Sept. 12 kicks off a weekend of film excitement, boasting not only the fifth year of the South Alabama Film Festival, but also a premier screening of “The Passion of Miss Augusta,” a film about Augusta Evans Wilson and her 1866 blockbuster novel “St. Elmo.”

“The Passion of Miss Augusta” will have its world premiere at Bernheim Hall in Mobile on Thurs., Sept. 12 at 6:30 p.m. The film, directed by Alabama filmmaker Robert Clem (“Eugene Walter: Last of the Bohemians,” “William March’s Company K”) will be accompanied by an “online museum” examining the life and legacy of the iconic Mobile author.

Wilson was among the two or three most successful American novelists of the nineteenth century. St. Elmo achieved phenomenal success in its own time and was made into several films after her death. Lacking visual material for the current project (only a handful of photos of Wilson are known to exist), Clem has dramatized sections of “St. Elmo,” a novel clearly based on Wilson’s own life. In “St. Elmo,” a young woman of high morals and limited means follows her ambition to become a writer and to inspire young women by her own example.

The same actress (Yale-educated Marnye Young) plays both Augusta and the heroine of “St. Elmo,” Edna Earl. The role of the book’s hero, St. Elmo Murray, is played by actor Jason Downs. Downs also plays James Spaulding, the New York publisher whose engagement to Augusta ended in 1860 and who is thought to have been the inspiration for the character of St. Elmo Murray.

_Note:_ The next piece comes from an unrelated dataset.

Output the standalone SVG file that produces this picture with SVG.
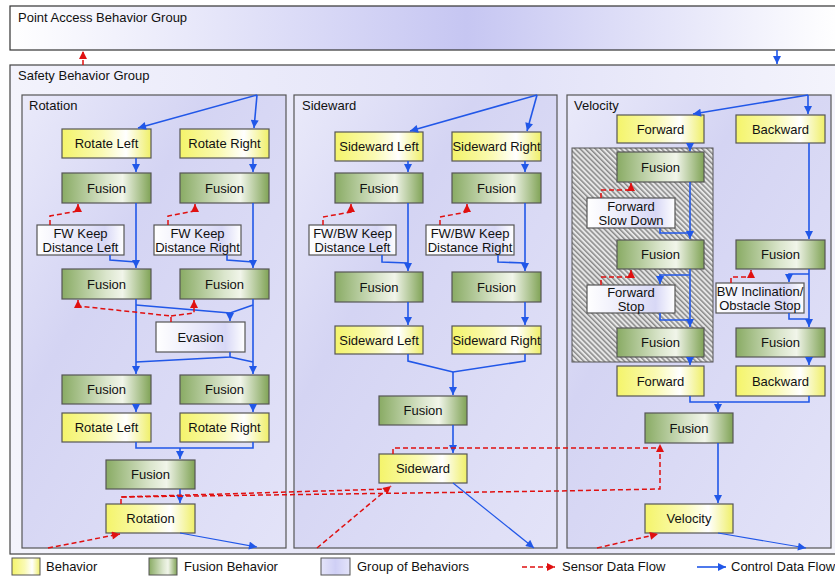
<svg xmlns="http://www.w3.org/2000/svg" width="835" height="579" viewBox="0 0 835 579">
<defs>
<linearGradient id="gBeh" x1="0" y1="0" x2="1" y2="0">
<stop offset="0" stop-color="#f4f46a"/><stop offset="0.45" stop-color="#fafab4"/><stop offset="0.72" stop-color="#ffffff"/><stop offset="1" stop-color="#efef68"/>
</linearGradient>
<linearGradient id="gFus" x1="0" y1="0" x2="1" y2="0">
<stop offset="0" stop-color="#89ab64"/><stop offset="0.5" stop-color="#dbe6cd"/><stop offset="0.68" stop-color="#f1f5ea"/><stop offset="1" stop-color="#80a356"/>
</linearGradient>
<linearGradient id="gWht" x1="0" y1="0" x2="1" y2="0">
<stop offset="0" stop-color="#ffffff"/><stop offset="0.6" stop-color="#e2e2f8"/><stop offset="0.78" stop-color="#d8d8f6"/><stop offset="1" stop-color="#ffffff"/>
</linearGradient>
<linearGradient id="gGrp" x1="0" y1="0" x2="1" y2="1">
<stop offset="0" stop-color="#eaeafa"/><stop offset="0.35" stop-color="#d4d4f3"/><stop offset="1" stop-color="#e3e3f8"/>
</linearGradient>
<linearGradient id="gSafe" x1="0" y1="0" x2="1" y2="0">
<stop offset="0" stop-color="#f3f3fc"/><stop offset="0.6" stop-color="#e2e2f8"/><stop offset="1" stop-color="#f4f4fc"/>
</linearGradient>
<linearGradient id="gPA" x1="0" y1="0" x2="1" y2="0">
<stop offset="0" stop-color="#ffffff"/><stop offset="0.55" stop-color="#c6c6f2"/><stop offset="1" stop-color="#ffffff"/>
</linearGradient>
<linearGradient id="gLeg" x1="0" y1="0" x2="1" y2="0">
<stop offset="0" stop-color="#e4e4fa"/><stop offset="0.5" stop-color="#cfcff5"/><stop offset="1" stop-color="#e4e4fa"/>
</linearGradient>
<pattern id="hatch" width="3.6" height="3.6" patternUnits="userSpaceOnUse" patternTransform="rotate(45)">
<rect width="3.6" height="3.6" fill="#e6e6e6"/><line x1="0" y1="1" x2="3.6" y2="1" stroke="#5a5a5a" stroke-width="1"/>
</pattern>
<marker id="ab" viewBox="0 0 10 10" refX="10" refY="5" markerWidth="9" markerHeight="8" markerUnits="userSpaceOnUse" orient="auto"><path d="M0,0 L10,5 L0,10 z" fill="#2157e8"/></marker>
<marker id="ar" viewBox="0 0 10 10" refX="10" refY="5" markerWidth="9" markerHeight="8" markerUnits="userSpaceOnUse" orient="auto"><path d="M0,0 L10,5 L0,10 z" fill="#e01010"/></marker>
<style>
text{font-family:"Liberation Sans",Arial,sans-serif;font-size:13px;fill:#111}
.c{text-anchor:middle}
.beh{fill:url(#gBeh);stroke:#555;stroke-width:1.2}
.fus{fill:url(#gFus);stroke:#555;stroke-width:1.2}
.wht{fill:url(#gWht);stroke:#555;stroke-width:1.2}
.grp{fill:url(#gGrp);stroke:#555;stroke-width:1.2}
.b{fill:none;stroke:#2157e8;stroke-width:1.6}
.ba{fill:none;stroke:#2157e8;stroke-width:1.6;marker-end:url(#ab)}
.bt{fill:none;stroke:#2157e8;stroke-width:1.2;marker-end:url(#ab)}
.r{fill:none;stroke:#e01010;stroke-width:1.5;stroke-dasharray:5 3}
.ra{fill:none;stroke:#e01010;stroke-width:1.5;stroke-dasharray:5 3;marker-end:url(#ar)}
</style>
</defs>
<rect width="835" height="579" fill="#ffffff"/>

<g id="point-access-group">
<rect x="10" y="6" width="830" height="44" fill="url(#gPA)" stroke="#333" stroke-width="1.2"/>
<text x="18" y="22">Point Access Behavior Group</text>
</g>
<g id="safety-group">
<rect x="10" y="65" width="830" height="489" fill="url(#gSafe)" stroke="#444" stroke-width="1.2"/>
<text x="18" y="80">Safety Behavior Group</text>
</g>
<g id="rotation-group">
<rect class="grp" x="22" y="95" width="264" height="453"/>
<text x="29" y="110">Rotation</text>
</g>
<g id="sideward-group">
<rect class="grp" x="294" y="95" width="263" height="453"/>
<text x="302" y="110">Sideward</text>
</g>
<g id="velocity-group">
<rect class="grp" x="567" y="95" width="264" height="453"/>
<text x="574" y="110">Velocity</text>
</g>
<g id="forward-hatch">
<rect x="572" y="148" width="141" height="214" fill="url(#hatch)" stroke="#555" stroke-width="1"/>
</g>

<!-- Rotation nodes -->
<g id="rot-rotate-left"><rect class="beh" x="62" y="129" width="89" height="29"/><text class="c" x="106.5" y="148">Rotate Left</text></g>
<g id="rot-rotate-right"><rect class="beh" x="180" y="129" width="89" height="29"/><text class="c" x="224.5" y="148">Rotate Right</text></g>
<g id="rot-fusion-l1"><rect class="fus" x="62" y="173" width="89" height="30"/><text class="c" x="106.5" y="192.5">Fusion</text></g>
<g id="rot-fusion-r1"><rect class="fus" x="180" y="173" width="89" height="30"/><text class="c" x="224.5" y="192.5">Fusion</text></g>
<g id="rot-keep-left"><rect class="wht" x="37" y="225" width="87" height="30"/><text class="c" x="80.5" y="237.5">FW Keep</text><text class="c" x="80.5" y="251.5">Distance Left</text></g>
<g id="rot-keep-right"><rect class="wht" x="154" y="225" width="87" height="30"/><text class="c" x="197.5" y="237.5">FW Keep</text><text class="c" x="197.5" y="251.5">Distance Right</text></g>
<g id="rot-fusion-l2"><rect class="fus" x="62" y="269" width="89" height="30"/><text class="c" x="106.5" y="288.5">Fusion</text></g>
<g id="rot-fusion-r2"><rect class="fus" x="180" y="269" width="89" height="30"/><text class="c" x="224.5" y="288.5">Fusion</text></g>
<g id="rot-evasion"><rect class="wht" x="156" y="322" width="89" height="30"/><text class="c" x="200.5" y="341.5">Evasion</text></g>
<g id="rot-fusion-l3"><rect class="fus" x="62" y="375" width="89" height="29"/><text class="c" x="106.5" y="394">Fusion</text></g>
<g id="rot-fusion-r3"><rect class="fus" x="180" y="375" width="89" height="29"/><text class="c" x="224.5" y="394">Fusion</text></g>
<g id="rot-rotate-left2"><rect class="beh" x="62" y="413" width="89" height="29"/><text class="c" x="106.5" y="432">Rotate Left</text></g>
<g id="rot-rotate-right2"><rect class="beh" x="180" y="413" width="89" height="29"/><text class="c" x="224.5" y="432">Rotate Right</text></g>
<g id="rot-fusion-c"><rect class="fus" x="106" y="460" width="89" height="29"/><text class="c" x="150.5" y="479">Fusion</text></g>
<g id="rot-rotation"><rect class="beh" x="106" y="504" width="89" height="29"/><text class="c" x="150.5" y="523">Rotation</text></g>

<!-- Sideward nodes -->
<g id="sid-left"><rect class="beh" x="335" y="132" width="88" height="29"/><text class="c" x="379" y="151">Sideward Left</text></g>
<g id="sid-right"><rect class="beh" x="452" y="132" width="89" height="29"/><text class="c" x="496.5" y="151">Sideward Right</text></g>
<g id="sid-fusion-l1"><rect class="fus" x="335" y="173" width="88" height="30"/><text class="c" x="379" y="192.5">Fusion</text></g>
<g id="sid-fusion-r1"><rect class="fus" x="452" y="173" width="89" height="30"/><text class="c" x="496.5" y="192.5">Fusion</text></g>
<g id="sid-keep-left"><rect class="wht" x="309" y="225" width="87" height="30"/><text class="c" x="352.5" y="237.5">FW/BW Keep</text><text class="c" x="352.5" y="251.5">Distance Left</text></g>
<g id="sid-keep-right"><rect class="wht" x="426" y="225" width="88" height="30"/><text class="c" x="470" y="237.5">FW/BW Keep</text><text class="c" x="470" y="251.5">Distance Right</text></g>
<g id="sid-fusion-l2"><rect class="fus" x="335" y="272" width="88" height="30"/><text class="c" x="379" y="291.5">Fusion</text></g>
<g id="sid-fusion-r2"><rect class="fus" x="452" y="272" width="89" height="30"/><text class="c" x="496.5" y="291.5">Fusion</text></g>
<g id="sid-left2"><rect class="beh" x="335" y="326" width="88" height="28"/><text class="c" x="379" y="344.5">Sideward Left</text></g>
<g id="sid-right2"><rect class="beh" x="452" y="326" width="89" height="28"/><text class="c" x="496.5" y="344.5">Sideward Right</text></g>
<g id="sid-fusion-c"><rect class="fus" x="379" y="396" width="88" height="29"/><text class="c" x="423" y="415">Fusion</text></g>
<g id="sid-sideward"><rect class="beh" x="379" y="454" width="88" height="29"/><text class="c" x="423" y="473">Sideward</text></g>

<!-- Velocity nodes -->
<g id="vel-forward"><rect class="beh" x="617" y="115" width="87" height="28"/><text class="c" x="660.5" y="133.5">Forward</text></g>
<g id="vel-backward"><rect class="beh" x="736" y="115" width="89" height="28"/><text class="c" x="780.5" y="133.5">Backward</text></g>
<g id="vel-fusion-f1"><rect class="fus" x="617" y="152" width="87" height="30"/><text class="c" x="660.5" y="171.5">Fusion</text></g>
<g id="vel-slowdown"><rect class="wht" x="587" y="198" width="88" height="30"/><text class="c" x="631" y="210.5">Forward</text><text class="c" x="631" y="224.5">Slow Down</text></g>
<g id="vel-fusion-f2"><rect class="fus" x="617" y="240" width="87" height="29"/><text class="c" x="660.5" y="259">Fusion</text></g>
<g id="vel-stop"><rect class="wht" x="587" y="285" width="88" height="28"/><text class="c" x="631" y="296.5">Forward</text><text class="c" x="631" y="310.5">Stop</text></g>
<g id="vel-fusion-f3"><rect class="fus" x="617" y="328" width="87" height="29"/><text class="c" x="660.5" y="347">Fusion</text></g>
<g id="vel-forward2"><rect class="beh" x="617" y="366" width="87" height="30"/><text class="c" x="660.5" y="385.5">Forward</text></g>
<g id="vel-fusion-b1"><rect class="fus" x="736" y="240" width="89" height="29"/><text class="c" x="780.5" y="259">Fusion</text></g>
<g id="vel-bw-incl"><rect class="wht" x="716" y="283" width="88" height="30"/><text class="c" x="760" y="295.5">BW Inclination/</text><text class="c" x="760" y="309.5">Obstacle Stop</text></g>
<g id="vel-fusion-b2"><rect class="fus" x="736" y="328" width="89" height="29"/><text class="c" x="780.5" y="347">Fusion</text></g>
<g id="vel-backward2"><rect class="beh" x="736" y="366" width="89" height="30"/><text class="c" x="780.5" y="385.5">Backward</text></g>
<g id="vel-fusion-c"><rect class="fus" x="645" y="413" width="88" height="30"/><text class="c" x="689" y="432.5">Fusion</text></g>
<g id="vel-velocity"><rect class="beh" x="645" y="504" width="88" height="29"/><text class="c" x="689" y="523">Velocity</text></g>

<g id="connectors">
<path class="ba" d="M777,50 V64"/>
<path class="ra" d="M83,65 V51"/>
<!-- rotation -->
<path class="ba" d="M257,95 L138,128"/>
<path class="ba" d="M257,95 L254,128"/>
<path class="ba" d="M136,158 V172"/>
<path class="ba" d="M253,158 V172"/>
<path class="ba" d="M136,203 V268"/>
<path class="ba" d="M253,203 V268"/>
<path class="b" d="M110,255 V260 L136,262"/>
<path class="b" d="M227,255 V260 L253,262"/>
<path class="ba" d="M136,299 V374"/>
<path class="ba" d="M253,299 V374"/>
<path class="b" d="M136,305 L230,313"/>
<path class="ba" d="M253,305 L230,313 V321"/>
<path class="b" d="M230,352 V357 L136,362"/>
<path class="b" d="M230,357 L253,362"/>
<path class="ba" d="M136,404 V412"/>
<path class="ba" d="M253,404 V412"/>
<path class="b" d="M136,442 V448 H253 V442"/>
<path class="ba" d="M180,448 V459"/>
<path class="ba" d="M180,489 V503"/>
<path class="bt" d="M180,533 L257,547"/>
<!-- sideward -->
<path class="ba" d="M537,95 L410,131"/>
<path class="ba" d="M537,95 L527,131"/>
<path class="ba" d="M408,161 V172"/>
<path class="ba" d="M525,161 V172"/>
<path class="ba" d="M408,203 V271"/>
<path class="ba" d="M525,203 V271"/>
<path class="b" d="M382,255 V262 L408,263"/>
<path class="b" d="M498,255 V262 L525,263"/>
<path class="ba" d="M408,302 V325"/>
<path class="ba" d="M525,302 V325"/>
<path class="b" d="M408,354 V361 L453,372 L525,361 V354"/>
<path class="ba" d="M453,372 V395"/>
<path class="ba" d="M453,425 V453"/>
<path class="bt" d="M453,483 L534,548"/>
<!-- velocity -->
<path class="ba" d="M808,95 L693,114"/>
<path class="ba" d="M808,95 V114"/>
<path class="ba" d="M690,143 V151"/>
<path class="ba" d="M809,143 V239"/>
<path class="ba" d="M690,182 V239"/>
<path class="b" d="M660,228 V233 H690"/>
<path class="ba" d="M690,269 V327"/>
<path class="ba" d="M690,275 H660 V284"/>
<path class="b" d="M660,313 V320 H690"/>
<path class="ba" d="M690,357 V365"/>
<path class="ba" d="M809,269 V327"/>
<path class="ba" d="M809,274 H789 V282"/>
<path class="b" d="M789,313 V319 H809"/>
<path class="ba" d="M809,357 V365"/>
<path class="b" d="M690,396 V402 H809 V396"/>
<path class="ba" d="M718,402 V412"/>
<path class="ba" d="M718,443 V503"/>
<path class="bt" d="M718,533 L806,548"/>
<!-- sensor data flow -->
<path class="ra" d="M50,225 V216 L78,211 V204"/>
<path class="ra" d="M168,225 V216 L195,211 V204"/>
<path class="ra" d="M171,322 V316 L78,306 V300"/>
<path class="ra" d="M171,316 L194,313 V300"/>
<path class="ra" d="M48,548 L120,534"/>
<path class="ra" d="M121,504 V497 L557,491 L660,489 V444"/>
<path class="r" d="M121,497 L389,489"/>
<path class="ra" d="M323,225 V217 L351,212 V204"/>
<path class="ra" d="M440,225 V217 L467,212 V204"/>
<path class="ra" d="M317,548 L391,486"/>
<path class="r" d="M393,454 V448 H660"/>
<path class="ra" d="M601,198 V190 H631 V183"/>
<path class="ra" d="M601,285 V277 H631 V270"/>
<path class="ra" d="M731,283 V277 H751 V270"/>
<path class="ra" d="M597,548 L658,534"/>
</g>

<g id="legend">
<rect x="12" y="558" width="28" height="17" fill="url(#gBeh)" stroke="#555"/>
<text x="46" y="571">Behavior</text>
<rect x="149" y="558" width="28" height="17" fill="url(#gFus)" stroke="#555"/>
<text x="184" y="571">Fusion Behavior</text>
<rect x="321" y="558" width="29" height="17" fill="url(#gLeg)" stroke="#555"/>
<text x="357" y="571">Group of Behaviors</text>
<path class="ra" d="M522,567 H555"/>
<text x="562" y="571">Sensor Data Flow</text>
<path class="ba" d="M697,567 H726"/>
<text x="731" y="571">Control Data Flow</text>
</g>
</svg>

Prominent literary scholar Nina Baym believes that Wilson’s books, however dated they may seem today, are the forerunner of Southern Gothic literature. “The Passion of Miss Augusta” imagines “St. Elmo” as both the silent movie it actually became and a Hollywood movie created in the Southern gothic style of the 1950s, when many adaptations of William Faulkner and Tennessee Williams were made. The film’s director Robert Clem has explained his rationale for this unusual approach as a way of testing Baym’s thesis and as a way of asking the question: how much had the restricted role of women changed from 1866 to the 1950s?

The online museum, which will also launch on Sept. 12, provides in-depth video interviews with Baym, John Sledge, and other scholars examining Wilson’s life and legacy. The screening at Bernheim Hall, 701 Government St., will be preceded by a reception at 6 p.m. sponsored by the Ben May Charitable Trust.

Admission to both events is free. Following the film will be a discussion with director Robert Clem and Victorian scholar Susan Reynolds. For further information contact Nancy Anlage, Special Events Coordinator at the Mobile Public Library, (251) 208-7097; nanlage@mplonline.org.

SoAl Film Festival Turns Five

Surely you’ve been voting at http://southalabamafilmfestival.org for your favorite music video in the first ever SoAL/SouthSounds Southern Video Music Block. The top 10 vote-getters will be presented to a live audience during the 2013 SoAL Film Fest who will then determine their favorites. Here is a taste of what else festival attendees can look forward to.

Check out their website for screening locations and times.

“Muscle Shoals”

Located alongside the Tennessee River, Muscle Shoals, Ala., is the unlikely breeding ground for some of America’s most creative and defiant music. Under the spiritual influence of the “Singing River”’ as Native Americans called it, the music of Muscle Shoals changed the world and sold millions upon millions of copies. At its heart is Rick Hall who founded FAME Studios.

Overcoming crushing poverty and staggering tragedies, he brought black and white together in Alabama’s cauldron of racial hostility to create music for the generations while giving birth to the “Muscle Shoals Sound” and “The Swampers.” Mick Jagger, Keith Richards, Percy Sledge, Gregg Allman, Clarence Carter, Etta James, Alicia Keys, Bono, and others bear witness to Muscle Shoals’ magnetism, mystery, and why it remains influential today.

“Who Are You People?”

This documentary explores the making of “Close Encounters of the Third Kind” in Mobile, Alabama from May 31 to Sept. 2, 1976, as told by the locals that experienced this sci-fi classic.

“The Phoenix Rises”

Worlds collide when a team of brilliant scientists are recruited to work with a secretive government run project called the Phoenix Program to develop counter measures for climate-based weaponry. A newly formed terrorist group is using climate-based weapons to hold the US and its allies hostage. Using extremely low frequency delivery methods, the terrorists can cause earthquakes, alter rain patterns, cause droughts, and create deadly storms seeming out of thin air; but the terrorist threat is not the only challenge for the team.

“Congratulations!”

“Congratulations!” is an absurdist comedy about Detective Dan Skok of the Missing Persons Bureau and the unusual case of Paul Ryan Gray, a boy who goes missing in his own house.

“Euphonia”

Stale sounds of the suburbs send a teenager out with a recorder in search of better ones. Listening with this device he begins to build his own soundscape and drift away from his surroundings. His dependence on the recorder affects his relationship with a charismatic girl and he struggles to re-engage with the world around him.